Nunca lhes questionei a fidelidde!
Se me mentiram a culpa foi minha:
li mal! Mas temos de ter muito cuidado: a propósito Luis, viu o
convite que está no meu blogue?
Abraço

Lúcia Laborda said...

Oie lindo! Belo post! Como sempre uma boa dica. As vezes sigo seu conselho e vejo que realmente tem razão.
Bom fim de semana! Beijos

Claudia Sousa Dias said...

sugiro "Suite Francesa" de Irène Némirovski.

garanto-lhe que será amor à primeira página.


CSD

Unknown said...

Vim aqui parar, assim, entre o sol de Outono e a curiosidade de ler.
"Nus e Mortos" não li, mas como o que descreve, não será a minha prioridade.
No entanto, li as várias mensagens que aqui vai deixando.
Quando o seu blog fez dois anos escreveu: "Um blog pode ser um pequeno cofre".
Exactamente.
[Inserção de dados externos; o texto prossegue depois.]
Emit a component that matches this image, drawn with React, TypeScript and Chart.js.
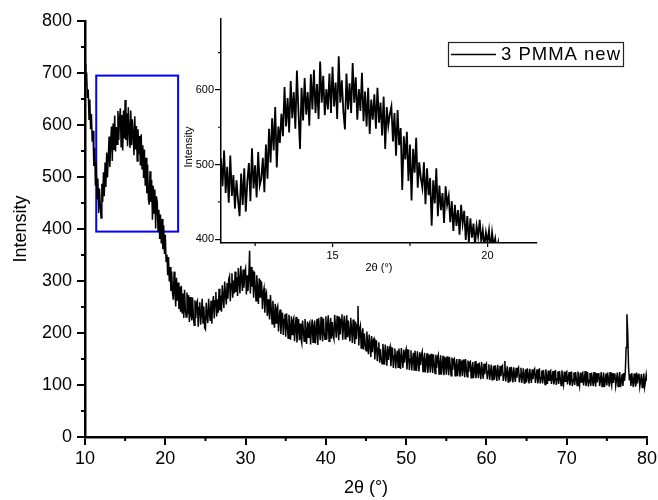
import React, { useEffect, useRef } from "react";
import { Chart, registerables } from "chart.js";

Chart.register(...registerables);

const FONT_FAMILY = '"Liberation Sans", Arial, Helvetica, sans-serif';

// Main pattern: 2θ from 10° to 80°, one reading every 0.1° (10 readings per row = 1°)
const mainStart = 10;
const mainStep = 0.1;
const mainIntensity = [
  718, 676, 701, 652, 668, 611, 649, 592, 621, 568,
  589, 521, 556, 483, 529, 458, 497, 431, 478, 446,
  421, 487, 452, 509, 463, 528, 481, 547, 499, 538,
  578, 519, 566, 597, 531, 603, 552, 618, 549, 596,
  563, 627, 571, 612, 632, 558, 619, 551, 628, 574,
  648, 571, 622, 559, 634, 589, 556, 628, 561, 611,
  581, 542, 617, 553, 598, 531, 592, 544, 579, 522,
  582, 516, 561, 498, 553, 483, 537, 469, 524, 458,
  447, 511, 452, 494, 418, 483, 431, 476, 401, 463,
  451, 396, 437, 381, 428, 372, 419, 361, 407, 352,
  389, 338, 351, 311, 346, 299, 327, 281, 318, 276,
  264, 318, 279, 251, 306, 262, 297, 246, 289, 241,
  291, 239, 276, 229, 283, 244, 231, 278, 236, 273,
  221, 269, 236, 224, 268, 231, 215, 263, 229, 258,
  262, 212, 249, 259, 216, 237, 266, 219, 251, 210,
  207, 258, 232, 219, 266, 238, 223, 262, 218, 257,
  271, 228, 262, 279, 232, 265, 239, 285, 244, 272,
  241, 292, 269, 248, 299, 273, 255, 296, 266, 303,
  309, 261, 294, 315, 268, 301, 276, 318, 279, 307,
  271, 325, 299, 276, 329, 306, 281, 322, 287, 317,
  324, 274, 311, 281, 306, 358, 276, 327, 289, 321,
  268, 318, 291, 262, 311, 285, 256, 305, 269, 299,
  297, 246, 278, 286, 239, 271, 277, 233, 265, 242,
  226, 273, 245, 218, 262, 236, 210, 256, 219, 247,
  252, 203, 231, 245, 198, 228, 239, 196, 226, 236,
  193, 238, 215, 190, 235, 211, 187, 232, 197, 224,
  229, 184, 212, 231, 182, 209, 227, 186, 218, 190,
  181, 224, 205, 184, 227, 199, 179, 222, 192, 217,
  221, 178, 208, 226, 182, 212, 224, 180, 206, 227,
  177, 229, 207, 186, 231, 204, 184, 228, 199, 188,
  232, 187, 214, 234, 184, 211, 229, 189, 221, 196,
  189, 235, 211, 191, 233, 214, 186, 231, 197, 226,
  236, 187, 216, 233, 189, 213, 234, 192, 224, 198,
  184, 229, 207, 181, 226, 203, 179, 222, 188, 216,
  252, 176, 207, 214, 171, 198, 209, 168, 199, 180,
  166, 203, 181, 159, 197, 177, 154, 194, 163, 186,
  189, 149, 173, 186, 146, 170, 182, 143, 169, 151,
  141, 179, 160, 139, 178, 157, 137, 175, 148, 168,
  174, 136, 159, 172, 133, 156, 170, 132, 154, 166,
  134, 170, 152, 131, 171, 150, 133, 168, 143, 163,
  169, 130, 153, 168, 129, 150, 167, 128, 148, 162,
  129, 166, 148, 127, 165, 146, 126, 163, 138, 158,
  164, 126, 147, 162, 124, 144, 161, 123, 142, 158,
  124, 160, 143, 123, 159, 141, 122, 158, 133, 153,
  158, 121, 141, 157, 120, 138, 156, 119, 137, 153,
  120, 155, 138, 119, 154, 136, 118, 153, 129, 149,
  151, 118, 136, 150, 117, 133, 150, 116, 132, 147,
  117, 149, 133, 115, 150, 131, 116, 147, 125, 143,
  145, 114, 130, 144, 113, 128, 146, 113, 127, 141,
  113, 143, 127, 111, 144, 126, 112, 141, 121, 138,
  141, 111, 126, 140, 110, 124, 139, 110, 123, 137,
  110, 138, 124, 108, 139, 122, 109, 137, 117, 134,
  137, 108, 122, 146, 107, 121, 136, 106, 120, 134,
  107, 135, 121, 105, 134, 119, 106, 133, 114, 131,
  134, 105, 119, 133, 104, 118, 132, 104, 117, 130,
  105, 132, 118, 103, 131, 116, 104, 130, 111, 128,
  131, 104, 117, 130, 103, 115, 132, 103, 114, 128,
  103, 129, 115, 101, 130, 113, 102, 128, 109, 126,
  128, 102, 114, 127, 101, 112, 129, 100, 112, 126,
  102, 127, 113, 99, 128, 111, 101, 126, 107, 124,
  126, 101, 113, 125, 99, 110, 126, 98, 110, 124,
  100, 125, 112, 99, 126, 110, 99, 124, 106, 122,
  124, 99, 111, 127, 98, 109, 125, 97, 109, 123,
  98, 124, 111, 98, 125, 108, 97, 123, 105, 121,
  123, 98, 110, 125, 97, 108, 124, 96, 108, 122,
  99, 124, 110, 97, 125, 108, 99, 123, 104, 121,
  122, 98, 109, 124, 97, 107, 125, 96, 107, 121,
  98, 123, 108, 126, 172, 236, 201, 136, 109, 121,
  98, 123, 107, 96, 122, 108, 97, 124, 103, 119,
  122, 97, 108, 121, 95, 107, 122, 96, 106, 120,
  108,
];

// Inset (zoom of the first halo): 2θ from 11.4°, one reading every 0.05°
const insetStart = 11.4;
const insetStep = 0.05;
const insetIntensity = [
  508, 471, 519, 462, 497, 449, 512, 458, 486, 441,
  479, 452, 431, 488, 446, 495, 437, 478, 502, 451,
  522, 468, 499, 456, 517, 472, 481, 509, 463, 527,
  481, 548, 503, 562, 519, 577, 496, 551, 529, 568,
  538, 604, 551, 589, 543, 612, 562, 597, 548, 626,
  571, 521, 603, 559, 616, 567, 597, 552, 621, 574,
  627, 569, 608, 561, 638, 583, 619, 566, 601, 574,
  622, 569, 631, 578, 610, 561, 645, 583, 613, 571,
  547, 622, 574, 609, 569, 636, 583, 617, 560, 601,
  572, 623, 558, 598, 551, 603, 541, 587, 560, 594,
  548, 603, 556, 583, 539, 591, 521, 577, 552, 568,
  578, 531, 569, 512, 573, 526, 549, 466, 538, 507,
  544, 478, 527, 452, 521, 489, 536, 469, 503, 482,
  469, 503, 447, 495, 459, 482, 418, 479, 448, 495,
  431, 472, 439, 462, 422, 471, 446, 458, 423, 451,
  411, 446, 418, 439, 406, 446, 421, 438, 399, 431,
  396, 428, 402, 421, 392, 418, 404, 426, 397, 412,
  390, 409, 396, 412, 385, 409, 391, 401, 382, 395,
  378,
];

const seriesName = "3 PMMA new";
const xAxisTitle = "2θ (°)";
const yAxisTitle = "Intensity";

const mainXRange = [10, 80];
const mainYRange = [0, 800];
const mainXTicks = [10, 20, 30, 40, 50, 60, 70, 80];
const mainXMinorTicks = [15, 25, 35, 45, 55, 65, 75];
const mainYTicks = [0, 100, 200, 300, 400, 500, 600, 700, 800];
const mainYMinorTicks = [50, 150, 250, 350, 450, 550, 650, 750];

const insetXRange = [11.4, 21.6];
const insetYRange = [395, 695];
const insetXTicks = [15, 20];
const insetXMinorTicks = [12.5, 17.5];
const insetYTicks = [400, 500, 600];
const insetYMinorTicks = [450, 550, 650];

function toPoints(start: number, step: number, values: number[]) {
  return values.map((y, i) => ({ x: Math.round((start + i * step) * 1000) / 1000, y }));
}

function drawMinorTicks(chart: any, xMinor: number[], yMinor: number[], xLen: number, yLen: number, width: number) {
  const { ctx, chartArea, scales } = chart;
  ctx.save();
  ctx.strokeStyle = "#000";
  ctx.lineWidth = width;
  ctx.beginPath();
  xMinor.forEach((v) => {
    const px = scales.x.getPixelForValue(v);
    ctx.moveTo(px, chartArea.bottom);
    ctx.lineTo(px, chartArea.bottom + xLen);
  });
  yMinor.forEach((v) => {
    const py = scales.y.getPixelForValue(v);
    ctx.moveTo(chartArea.left, py);
    ctx.lineTo(chartArea.left - yLen, py);
  });
  ctx.stroke();
  ctx.restore();
}

const mainDecor = {
  id: "mainDecor",
  beforeDatasetsDraw(chart: any) {
    const { ctx, scales } = chart;
    const x0 = scales.x.getPixelForValue(insetXRange[0]);
    const x1 = scales.x.getPixelForValue(insetXRange[1]);
    const y0 = scales.y.getPixelForValue(insetYRange[1]);
    const y1 = scales.y.getPixelForValue(insetYRange[0]);
    ctx.save();
    ctx.strokeStyle = "#0000ff";
    ctx.lineWidth = 2;
    ctx.strokeRect(x0, y0, x1 - x0, y1 - y0);
    ctx.restore();
  },
  afterDraw(chart: any) {
    drawMinorTicks(chart, mainXMinorTicks, mainYMinorTicks, 4, 4, 2);
    const { ctx, chartArea } = chart;
    const bx = chartArea.right - 199;
    const by = chartArea.top + 21;
    const bw = 175;
    const bh = 24;
    ctx.save();
    ctx.fillStyle = "#fff";
    ctx.fillRect(bx, by, bw, bh);
    ctx.strokeStyle = "#222";
    ctx.lineWidth = 1.2;
    ctx.strokeRect(bx + 0.5, by + 0.5, bw, bh);
    ctx.lineWidth = 1.5;
    ctx.strokeStyle = "#000";
    ctx.beginPath();
    ctx.moveTo(bx + 3, by + bh / 2 + 0.5);
    ctx.lineTo(bx + 48, by + bh / 2 + 0.5);
    ctx.stroke();
    ctx.fillStyle = "#000";
    ctx.font = `18.5px ${FONT_FAMILY}`;
    try {
      (ctx as any).letterSpacing = "1px";
    } catch (e) {}
    ctx.textBaseline = "middle";
    ctx.textAlign = "left";
    ctx.fillText(seriesName, bx + 53, by + bh / 2 + 1);
    ctx.restore();
  },
};

const insetDecor = {
  id: "insetDecor",
  afterDraw(chart: any) {
    drawMinorTicks(chart, insetXMinorTicks, insetYMinorTicks, 3, 3, 1.2);
    const { ctx, chartArea } = chart;
    ctx.save();
    ctx.fillStyle = "#000";
    ctx.font = `11px ${FONT_FAMILY}`;
    ctx.textAlign = "center";
    ctx.textBaseline = "middle";
    ctx.fillText(xAxisTitle, (chartArea.left + chartArea.right) / 2, chartArea.bottom + 25);
    ctx.translate(chartArea.left - 32.5, chartArea.top + 128);
    ctx.rotate(-Math.PI / 2);
    ctx.fillText(yAxisTitle, 0, 0);
    ctx.restore();
  },
};

export default function App() {
  const mainRef = useRef<HTMLCanvasElement>(null);
  const insetRef = useRef<HTMLCanvasElement>(null);

  useEffect(() => {
    const tickFont = { family: FONT_FAMILY, size: 18 };
    const main = new Chart(mainRef.current as HTMLCanvasElement, {
      type: "line",
      data: {
        datasets: [
          {
            label: seriesName,
            data: toPoints(mainStart, mainStep, mainIntensity),
            borderColor: "#000",
            borderWidth: 1.5,
            pointRadius: 0,
            tension: 0,
            fill: false,
          },
        ],
      },
      options: {
        animation: false,
        responsive: false,
        devicePixelRatio: 1,
        layout: { padding: { left: 0, right: 11, top: 21, bottom: 0 } },
        plugins: { legend: { display: false }, tooltip: { enabled: false } },
        scales: {
          x: {
            type: "linear",
            min: mainXRange[0],
            max: mainXRange[1],
            afterBuildTicks: (s: any) => {
              s.ticks = mainXTicks.map((value) => ({ value }));
            },
            afterFit: (s: any) => {
              s.height = 63;
              s.paddingLeft = 0;
              s.paddingRight = 0;
            },
            ticks: { color: "#000", font: tickFont, padding: 3, maxRotation: 0, autoSkip: false },
            grid: { drawOnChartArea: false, drawTicks: true, tickLength: 8, lineWidth: 2, color: "#000" },
            border: { display: true, color: "#000", width: 2.5 },
            title: { display: true, text: xAxisTitle, color: "#000", font: tickFont, padding: { top: 0, bottom: 1 } },
          },
          y: {
            type: "linear",
            min: mainYRange[0],
            max: mainYRange[1],
            afterBuildTicks: (s: any) => {
              s.ticks = mainYTicks.map((value) => ({ value }));
            },
            afterFit: (s: any) => {
              s.width = 85;
              s.paddingTop = 0;
              s.paddingBottom = 0;
            },
            ticks: { color: "#000", font: tickFont, padding: 5, autoSkip: false },
            grid: { drawOnChartArea: false, drawTicks: true, tickLength: 8, lineWidth: 2, color: "#000" },
            border: { display: true, color: "#000", width: 2.5 },
            title: { display: true, text: yAxisTitle, color: "#000", font: tickFont, padding: { top: 10, bottom: 0 } },
          },
        },
      } as any,
      plugins: [mainDecor],
    });

    const smallFont = { family: FONT_FAMILY, size: 11 };
    const inset = new Chart(insetRef.current as HTMLCanvasElement, {
      type: "line",
      data: {
        datasets: [
          {
            label: seriesName,
            data: toPoints(insetStart, insetStep, insetIntensity),
            borderColor: "#000",
            borderWidth: 1.8,
            pointRadius: 0,
            tension: 0,
            fill: false,
          },
        ],
      },
      options: {
        animation: false,
        responsive: false,
        devicePixelRatio: 1,
        layout: { padding: { left: 0, right: 8, top: 9, bottom: 0 } },
        plugins: { legend: { display: false }, tooltip: { enabled: false } },
        scales: {
          x: {
            type: "linear",
            min: insetXRange[0],
            max: insetXRange[1],
            afterBuildTicks: (s: any) => {
              s.ticks = insetXTicks.map((value) => ({ value }));
            },
            afterFit: (s: any) => {
              s.height = 37;
              s.paddingLeft = 0;
              s.paddingRight = 0;
            },
            ticks: { color: "#000", font: smallFont, padding: 2, maxRotation: 0, autoSkip: false },
            grid: { drawOnChartArea: false, drawTicks: true, tickLength: 4, lineWidth: 1.2, color: "#000" },
            border: { display: true, color: "#000", width: 1.5 },
          },
          y: {
            type: "linear",
            min: insetYRange[0],
            max: insetYRange[1],
            afterBuildTicks: (s: any) => {
              s.ticks = insetYTicks.map((value) => ({ value }));
            },
            afterFit: (s: any) => {
              s.width = 51;
              s.paddingTop = 0;
              s.paddingBottom = 0;
            },
            ticks: { color: "#000", font: smallFont, padding: 1, autoSkip: false },
            grid: { drawOnChartArea: false, drawTicks: true, tickLength: 6, lineWidth: 1.2, color: "#000" },
            border: { display: true, color: "#000", width: 1.5 },
          },
        },
      } as any,
      plugins: [insetDecor],
    });

    return () => {
      main.destroy();
      inset.destroy();
    };
  }, []);

  return (
    <div style={{ position: "absolute", left: 0, top: 0, width: 658, height: 500, background: "#fff" }}>
      <canvas
        ref={mainRef}
        width={658}
        height={500}
        style={{ position: "absolute", left: 0, top: 0, width: 658, height: 500 }}
      />
      <canvas
        ref={insetRef}
        width={375}
        height={270}
        style={{ position: "absolute", left: 170, top: 10, width: 375, height: 270 }}
      />
    </div>
  );
}
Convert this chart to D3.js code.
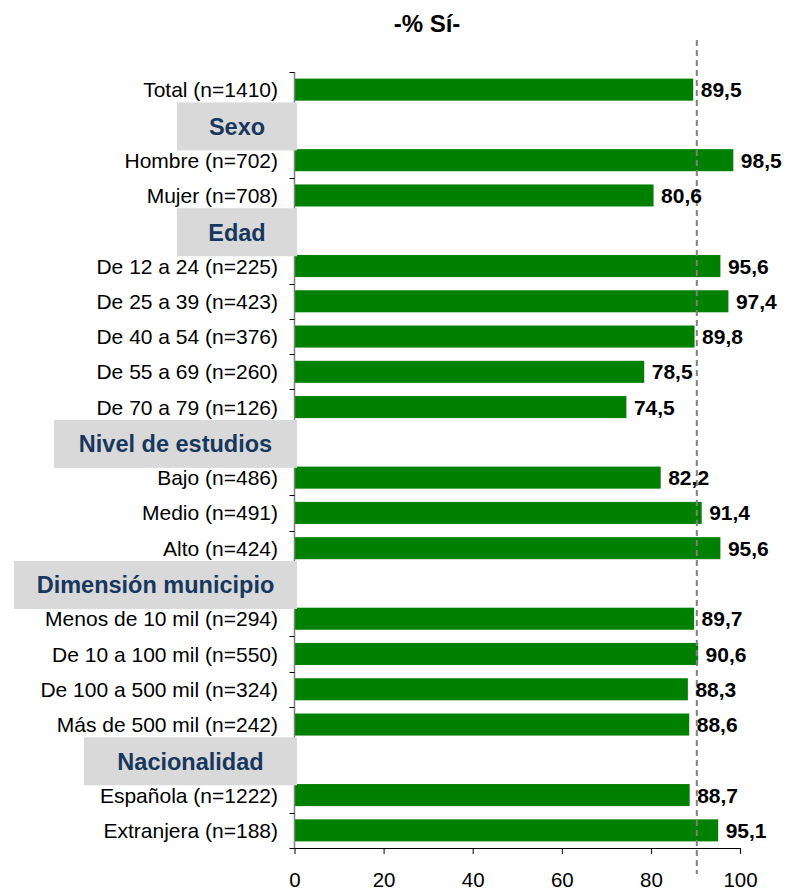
<!DOCTYPE html>
<html>
<head>
<meta charset="utf-8">
<script src="https://cdn.jsdelivr.net/npm/d3@7"></script>
<style>
  body { margin: 0; background: #fff; }
  svg text { font-family: "Liberation Sans", Arial, sans-serif; }
</style>
</head>
<body>
<div id="chart"></div>
<script>
// Data
const rowLabels = [
    "Total (n=1410)",
    "Sexo",
    "Hombre (n=702)", "Mujer (n=708)",
    "Edad",
    "De 12 a 24 (n=225)", "De 25 a 39 (n=423)", "De 40 a 54 (n=376)", "De 55 a 69 (n=260)", "De 70 a 79 (n=126)",
    "Nivel de estudios",
    "Bajo (n=486)", "Medio (n=491)", "Alto (n=424)",
    "Dimensión municipio",
    "Menos de 10 mil (n=294)", "De 10 a 100 mil (n=550)", "De 100 a 500 mil (n=324)", "Más de 500 mil (n=242)",
    "Nacionalidad",
    "Española (n=1222)", "Extranjera (n=188)"
];
const rowValues = [
    89.5,
    null,
    98.5, 80.6,
    null,
    95.6, 97.4, 89.8, 78.5, 74.5,
    null,
    82.2, 91.4, 95.6,
    null,
    89.7, 90.6, 88.3, 88.6,
    null,
    88.7, 95.1
];
const headers = ["Sexo", "Edad", "Nivel de estudios", "Dimensión municipio", "Nacionalidad"];
const xTicks = [0, 20, 40, 60, 80, 100];
const refValue = 90.3;
const title = "-% Sí-";

// Layout
const W = 797, H = 890;
const PLOT = { left: 294.5, right: 740, top: 72, bottom: 848 };
const COLORS = { bar: '#008000', header: '#17375E', headerBg: '#D9D9D9', ref: '#808080' };
const HEADER_BOX_LEFT = { "Sexo": 177, "Edad": 177, "Nivel de estudios": 54, "Dimensión municipio": 14, "Nacionalidad": 84 };

const rows = rowLabels.map((label, i) => ({ label, value: rowValues[i], isHeader: headers.includes(label) }));

const svg = d3.select('#chart').append('svg')
    .attr('width', W)
    .attr('height', H);

const x = d3.scaleLinear().domain([0, 100]).range([PLOT.left, PLOT.right]);
const y = d3.scaleBand()
    .domain(rows.map((d, i) => i))
    .range([PLOT.top, PLOT.bottom])
    .paddingInner(0.375)
    .paddingOuter(0.1875);

const step = y.step();

// Title
svg.append('text')
    .attr('x', 427)
    .attr('y', 32)
    .attr('text-anchor', 'middle')
    .attr('font-size', 24)
    .attr('font-weight', 'bold')
    .text(title);

// Bars
const dataRows = rows.map((d, i) => ({ ...d, i })).filter(d => !d.isHeader);

svg.selectAll('rect.bar')
    .data(dataRows)
    .enter()
    .append('rect')
    .attr('class', 'bar')
    .attr('x', x(0))
    .attr('y', d => y(d.i))
    .attr('width', d => x(d.value) - x(0))
    .attr('height', y.bandwidth())
    .attr('fill', COLORS.bar);

// Left axis: line + band-boundary ticks
const leftAxis = svg.append('g');
leftAxis.append('line')
    .attr('x1', x(0)).attr('x2', x(0))
    .attr('y1', PLOT.top).attr('y2', PLOT.bottom)
    .attr('stroke', '#808080')
    .attr('stroke-width', 1.5);
leftAxis.selectAll('line.tick')
    .data(d3.range(rows.length + 1))
    .enter()
    .append('line')
    .attr('class', 'tick')
    .attr('x1', x(0) - 5).attr('x2', x(0))
    .attr('y1', i => Math.round(PLOT.top + i * step) + 0.5)
    .attr('y2', i => Math.round(PLOT.top + i * step) + 0.5)
    .attr('stroke', '#000');

// Category labels
svg.selectAll('text.cat')
    .data(dataRows)
    .enter()
    .append('text')
    .attr('class', 'cat')
    .attr('x', 278)
    .attr('y', d => y(d.i) + y.bandwidth() / 2)
    .attr('dy', '0.36em')
    .attr('text-anchor', 'end')
    .attr('font-size', 21)
    .attr('fill', '#000')
    .text(d => d.label);

// Bottom axis
const bottomAxis = svg.append('g')
    .attr('transform', `translate(0,${PLOT.bottom})`)
    .call(d3.axisBottom(x).tickValues(xTicks).tickSize(6).tickPadding(18).tickFormat(d3.format('d')));
bottomAxis.select('.domain').attr('stroke', '#000').attr('d', `M${x(0)},0.5H${x(100)}`);
bottomAxis.selectAll('.tick line').attr('stroke', '#000');
bottomAxis.selectAll('.tick text')
    .attr('font-size', 20.5)
    .attr('font-family', '"Liberation Sans", Arial, sans-serif')
    .attr('fill', '#000');

// Header boxes
const headerRows = rows.map((d, i) => ({ ...d, i })).filter(d => d.isHeader);
const hg = svg.selectAll('g.header')
    .data(headerRows)
    .enter()
    .append('g')
    .attr('class', 'header');

hg.append('rect')
    .attr('x', d => HEADER_BOX_LEFT[d.label])
    .attr('y', d => PLOT.top + (d.i + 0.5) * step + 1.5 - 24)
    .attr('width', d => 297 - HEADER_BOX_LEFT[d.label])
    .attr('height', 48)
    .attr('fill', COLORS.headerBg);

hg.append('text')
    .attr('x', d => (HEADER_BOX_LEFT[d.label] + 297) / 2)
    .attr('y', d => PLOT.top + (d.i + 0.5) * step + 1.5)
    .attr('dy', '0.36em')
    .attr('text-anchor', 'middle')
    .attr('font-size', 23.5)
    .attr('font-weight', 'bold')
    .attr('fill', COLORS.header)
    .text(d => d.label);

// Reference dashed line
svg.append('line')
    .attr('x1', x(refValue)).attr('x2', x(refValue))
    .attr('y1', 40).attr('y2', 874)
    .attr('stroke', COLORS.ref)
    .attr('stroke-width', 2)
    .attr('stroke-dasharray', '6,4');

// Value labels
const fmt = v => d3.format('.1f')(v).replace('.', ',');
svg.selectAll('text.val')
    .data(dataRows)
    .enter()
    .append('text')
    .attr('class', 'val')
    .attr('x', d => x(d.value) + 7.5)
    .attr('y', d => y(d.i) + y.bandwidth() / 2)
    .attr('dy', '0.36em')
    .attr('font-size', 21)
    .attr('font-weight', 'bold')
    .attr('fill', '#000')
    .text(d => fmt(d.value));
</script>
</body>
</html>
Mas continue a deixar-nos entrar nele.
Estou deliciada como aborda os temas, a sua escrita é fluente e cativante, os assuntos muito bem escolhidos.
Desta minha recente chegada à bloggesfera, o seu é um dos melhores com que me deparei.
Até breve.

casa de passe said...

prontos, eu já percebi das outras vezes que aqui espreitei que o senhor é pessoa de grande cultuta e admiro-o por isso. Mas não me sinto à altuara de dizer sobre isto seja o que fôr. Nme mesmo as outras duas...


Alice, a fininha

ps-mas olhe, gosto muito da música, vou ficar a ouvir.

Anonymous said...

“ Os livros são a minha riqueza e a minha ruína, o meu vício, o meu património. “

Comungo desta tua obsessão. Na minha casa há livros espalhados por todos os cantos.

Um abraço:

L.C.

isabel mendes ferreira said...

beijo. em rodapé.


sem conflitos literÁRIOS.


____________________.

Carlos Ramos said...

Parabens pelo teu trabalho de tecelã das letras.
Realmente admirável...

Fernando Pinto said...

No mundo existem tantos livros e a nossa vida é tão curta para os folhear a todos... Já não digo ler!